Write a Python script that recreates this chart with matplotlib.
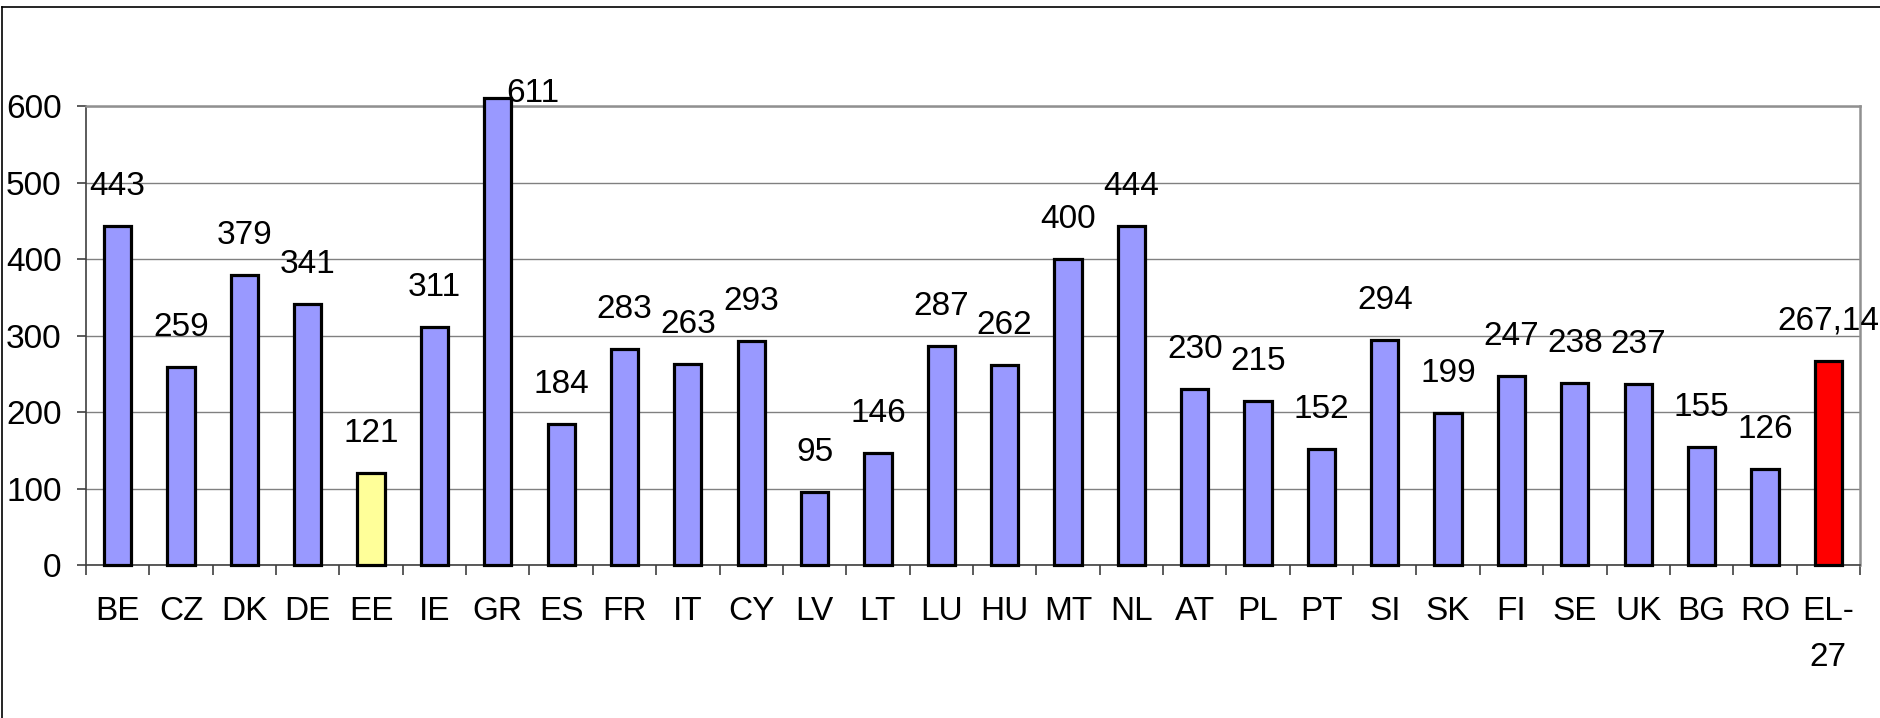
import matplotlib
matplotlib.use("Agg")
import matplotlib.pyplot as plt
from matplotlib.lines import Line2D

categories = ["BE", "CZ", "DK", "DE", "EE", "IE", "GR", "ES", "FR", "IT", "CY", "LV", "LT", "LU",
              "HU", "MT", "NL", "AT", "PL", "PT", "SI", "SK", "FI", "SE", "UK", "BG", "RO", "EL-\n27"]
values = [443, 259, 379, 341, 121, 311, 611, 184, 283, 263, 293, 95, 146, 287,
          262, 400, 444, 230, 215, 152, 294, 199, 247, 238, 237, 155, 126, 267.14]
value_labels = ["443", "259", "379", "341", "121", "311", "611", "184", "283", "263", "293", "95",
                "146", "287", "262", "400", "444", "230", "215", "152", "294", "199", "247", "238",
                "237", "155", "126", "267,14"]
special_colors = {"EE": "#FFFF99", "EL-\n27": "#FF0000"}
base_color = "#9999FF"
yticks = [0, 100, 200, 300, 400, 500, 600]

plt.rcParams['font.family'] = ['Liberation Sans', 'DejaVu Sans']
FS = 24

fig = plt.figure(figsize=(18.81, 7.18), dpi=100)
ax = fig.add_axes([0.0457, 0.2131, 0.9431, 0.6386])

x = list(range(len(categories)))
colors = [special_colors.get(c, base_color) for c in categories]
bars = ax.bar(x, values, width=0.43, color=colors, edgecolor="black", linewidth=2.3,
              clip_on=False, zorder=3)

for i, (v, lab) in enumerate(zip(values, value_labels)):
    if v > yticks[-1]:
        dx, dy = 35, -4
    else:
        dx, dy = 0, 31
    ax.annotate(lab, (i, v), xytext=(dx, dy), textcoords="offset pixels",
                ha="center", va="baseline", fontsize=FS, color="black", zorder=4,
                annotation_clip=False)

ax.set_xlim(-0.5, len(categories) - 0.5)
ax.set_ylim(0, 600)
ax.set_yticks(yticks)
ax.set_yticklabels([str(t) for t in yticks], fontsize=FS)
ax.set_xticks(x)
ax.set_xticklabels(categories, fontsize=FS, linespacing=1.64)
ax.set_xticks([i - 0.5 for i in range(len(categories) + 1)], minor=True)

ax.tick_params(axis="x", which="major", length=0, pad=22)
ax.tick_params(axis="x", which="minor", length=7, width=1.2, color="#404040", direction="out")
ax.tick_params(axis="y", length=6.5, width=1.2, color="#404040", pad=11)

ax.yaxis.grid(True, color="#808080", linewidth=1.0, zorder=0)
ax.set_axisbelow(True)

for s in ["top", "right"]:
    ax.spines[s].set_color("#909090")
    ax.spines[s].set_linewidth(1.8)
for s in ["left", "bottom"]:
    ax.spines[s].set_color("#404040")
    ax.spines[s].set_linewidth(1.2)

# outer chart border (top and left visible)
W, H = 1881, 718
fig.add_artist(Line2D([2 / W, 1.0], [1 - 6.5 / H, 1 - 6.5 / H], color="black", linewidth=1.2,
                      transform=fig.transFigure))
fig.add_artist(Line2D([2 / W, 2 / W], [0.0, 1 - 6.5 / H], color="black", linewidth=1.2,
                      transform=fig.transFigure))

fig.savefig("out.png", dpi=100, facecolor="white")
■ ■ ■ ■ ■
### PROBLEM
Give again exactly the lines running from the beginning of the material above through the line that contains "from matplotlib.lines import Line2D", and leave out every picture.

### WRITTEN SOLUTION
Write a Python script that recreates this chart with matplotlib.
import matplotlib
matplotlib.use("Agg")
import matplotlib.pyplot as plt
from matplotlib.lines import Line2D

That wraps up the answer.